On the core issue of democracy, one that has repeatedly brought Hong Kongers from all walks of life into the streets, the White Paper speaks of introducing universal suffrage as promised in the Basic Law by 2017 -- but the requirements to run in the elections are that a candidate must be "patriotic" and "love China." Of course, it is Beijing who determines which candidates meet that criteria.
Beijing defined what those requirements mean in a decision on September 4, namely that all candidates must be chosen by a "nominating committee" comprised of pro-Beijing local elites. The disappointment in Hong Kong was palpable, sparking the "Umbrella Revolution" that reached record numbers of tens of thousands in the streets on China's October 1 National Day holiday.
Beijing has been largely silent, preventing the Chinese media from even reporting the protests, with state-run media charging that the clearly homegrown protests are fueled by "foreign forces."
Protestors are calling on Chief Executive C.Y. Leung to resign. Typically, Beijing prefers local leaders to deal with such crises. The ruling Communist Party sees its legitimacy as fragile and President Xi Jinping cannot afford to show any weakness. But Leung appears to have few options. There may be a potential middle ground of compromise, but many doubt that Leung has the flexibility to negotiate with Hong Kong protestors.
But Beijing's Hong Kong problem has implications well beyond the former British colony. As China's former paramount leader, Deng had introduced the "One Country, Two Systems" formula with Taiwan in mind. China's Communist Party-led state has always made the Taiwanese uneasy. Their skepticism has only deepened as they've watched Beijing's unelected rulers circumscribe Hong Kong's freedoms.
China's economic dynamism has also been a locomotive of growth for Hong Kong, Taiwan and much of the region. China-Taiwan "cross-strait economic integration" has seen more than $100 billion in Taiwan investment in the mainland by some estimates, and China is now Taiwan's largest trade partner.
But there is little support in Taiwan for political dialogue aimed at a Hong Kong-like reunification scheme. China has appeared comfortable with ruling KMT President Ma Ying-jeou, who has accelerated cross-strait interaction more than any of his predecessors.
Still, popular protests in Taipei against new cross-straits trade accords, and more recently in sympathy with Hong Kong, suggest that the next Taiwan presidential elections in 2016 could result in a Taipei with which Beijing is uncomfortable. In his first statement on Taiwan upon taking office, Xi said, "The issue of political disagreements that exist between the two sides must reach a final resolution, step by step. These issues cannot be passed on from generation to generation."
Beyond Taiwan, China's assertiveness toward territorial claims in the East and South China Sea has made its neighbors fearful of the implications of China's re-emergence.

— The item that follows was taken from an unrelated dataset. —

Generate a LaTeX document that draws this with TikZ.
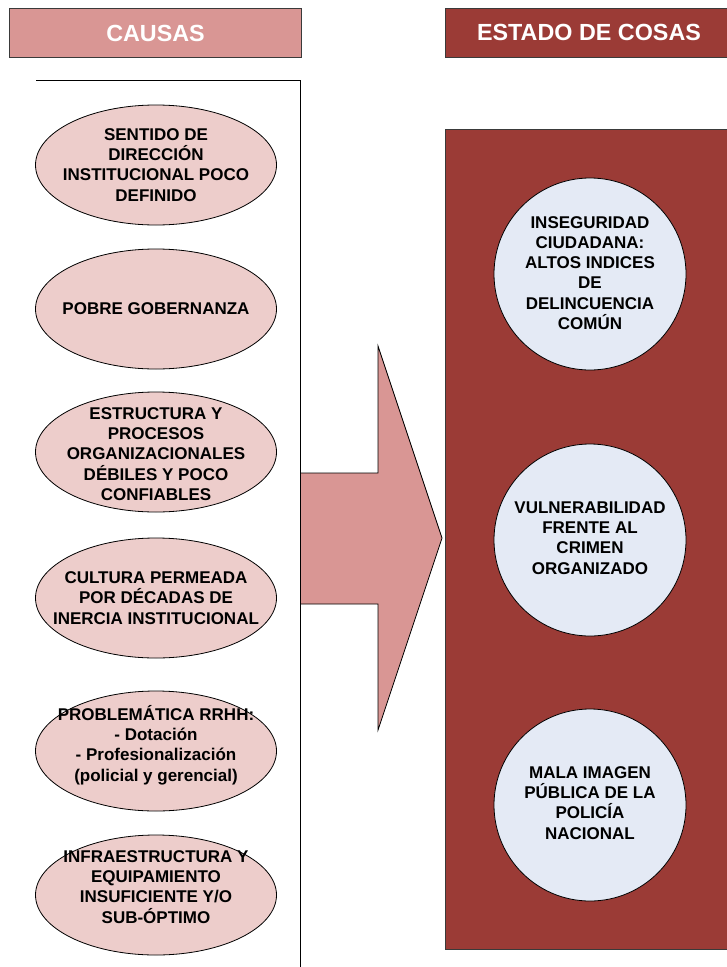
\documentclass[tikz,border=0pt]{standalone}
\usepackage{fontspec}
\setmainfont{Liberation Sans}
\usetikzlibrary{shapes.geometric}
\definecolor{hdrpink}{HTML}{D99694}
\definecolor{hdrred}{HTML}{9B3B36}
\definecolor{ellfill}{HTML}{EDCDCB}
\definecolor{circfill}{HTML}{E4EAF5}
\definecolor{edgegray}{HTML}{3A3A3A}
\tikzset{
  hdrbox/.style={draw=edgegray, line width=0.8pt, anchor=north west, inner sep=0pt, minimum height=36.75pt},
  hdrtext/.style={text=white, font=\bfseries\fontsize{17.5}{20}\selectfont},
  causeell/.style={ellipse, draw=black, line width=0.6pt, fill=ellfill, minimum width=180.75pt, minimum height=90pt, inner sep=0pt},
  effcirc/.style={circle, draw=black, line width=0.6pt, fill=circfill, minimum size=144pt, inner sep=0pt},
  bodytext/.style={align=center, inner sep=0pt, font=\bfseries\fontsize{12.75}{15.2}\selectfont},
}
\begin{document}
\begin{tikzpicture}[x=0.75pt, y=-0.75pt]
\useasboundingbox (0,0) rectangle (726,967);
% headers
\node[hdrbox, fill=hdrpink, minimum width=219pt] (hc) at (9,8) {};
\node[hdrtext] (hct) at (hc.center) {CAUSAS};
\node[hdrbox, fill=hdrred, minimum width=216pt] (he) at (445,8) {};
\node[hdrtext] (het) at (589,32.5) {ESTADO DE COSAS};
% left panel
\coordinate (pl) at (36,80.5);
\coordinate (pr) at (300.5,80.5);
\coordinate (pb) at (300.5,970);
\draw[line width=0.7pt] (pl) -- (pr) -- (pb);
% right panel
\node[draw=edgegray, line width=0.8pt, fill=hdrred, minimum width=216pt, minimum height=615pt, anchor=north west, inner sep=0pt] (rp) at (445,128.5) {};
% arrow
\coordinate (a1) at (300.5,473);
\coordinate (a2) at (378,473);
\coordinate (a3) at (378,346);
\coordinate (a4) at (442,538);
\coordinate (a5) at (378,730);
\coordinate (a6) at (378,604);
\coordinate (a7) at (300.5,604);
\draw[fill=hdrpink, draw=black, line width=0.6pt, line join=miter] (a1) -- (a2) -- (a3) -- (a4) -- (a5) -- (a6) -- (a7) -- cycle;
\draw[line width=0.7pt] (pr) -- (pb);
% causes
\node[causeell] (e1) at (156,165) {};
\node[bodytext] (t1) at (e1.center) {SENTIDO DE\\DIRECCIÓN\\INSTITUCIONAL POCO\\DEFINIDO};
\node[causeell] (e2) at (156,309) {};
\node[bodytext] (t2) at (e2.center) {POBRE GOBERNANZA};
\node[causeell] (e3) at (156,452) {};
\node[bodytext] (t3) at (156,454) {ESTRUCTURA Y\\PROCESOS\\ORGANIZACIONALES\\DÉBILES Y POCO\\CONFIABLES};
\node[causeell] (e4) at (156,598) {};
\node[bodytext] (t4) at (e4.center) {CULTURA PERMEADA\\POR DÉCADAS DE\\INERCIA INSTITUCIONAL};
\node[causeell] (e5) at (156,751) {};
\node[bodytext] (t5) at (156,745) {PROBLEMÁTICA RRHH:\\- Dotación\\- Profesionalización\\(policial y gerencial)};
\node[causeell] (e6) at (156,895) {};
\node[bodytext] (t6) at (156,887) {INFRAESTRUCTURA Y\\EQUIPAMIENTO\\INSUFICIENTE Y/O\\SUB-ÓPTIMO};
% effects
\node[effcirc] (c1) at (590,274) {};
\node[bodytext] (u1) at (590,273) {INSEGURIDAD\\CIUDADANA:\\ALTOS INDICES\\DE\\DELINCUENCIA\\COMÚN};
\node[effcirc] (c2) at (590,540) {};
\node[bodytext] (u2) at (590,538) {VULNERABILIDAD\\FRENTE AL\\CRIMEN\\ORGANIZADO};
\node[effcirc] (c3) at (590,805) {};
\node[bodytext] (u3) at (590,803) {MALA IMAGEN\\PÚBLICA DE LA\\POLICÍA\\NACIONAL};
\end{tikzpicture}
\end{document}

Enlightened self-interest would suggest that China find an accommodation within the framework of the Basic Law. But given the stakes perceived by Beijing, China is less concerned about its global image and far more concerned with maintaining control. This leaves Leung between a rock and a hard place.
One way forward, without having Beijing's fingerprints on it, could be to allow Leung to seek a middle ground and negotiate with key opposition figures to end the protests in exchange for broadening the committee that vets candidates and/or offering a means for candidates to run if they attain a petition with a substantive number of signatures.
Absent such creativity, it is difficult to see how Hong Kong's political problem can be resolved in a way that would convince those in the streets to fold up their umbrellas.
In the event of an outcome that leaves the status quo in place in Hong Kong, the U.S. administration needs to address its own China dilemma with a China policy that seems to be tilting less toward cooperation and more towards competition: how to impose costs on Beijing for unacceptable behavior.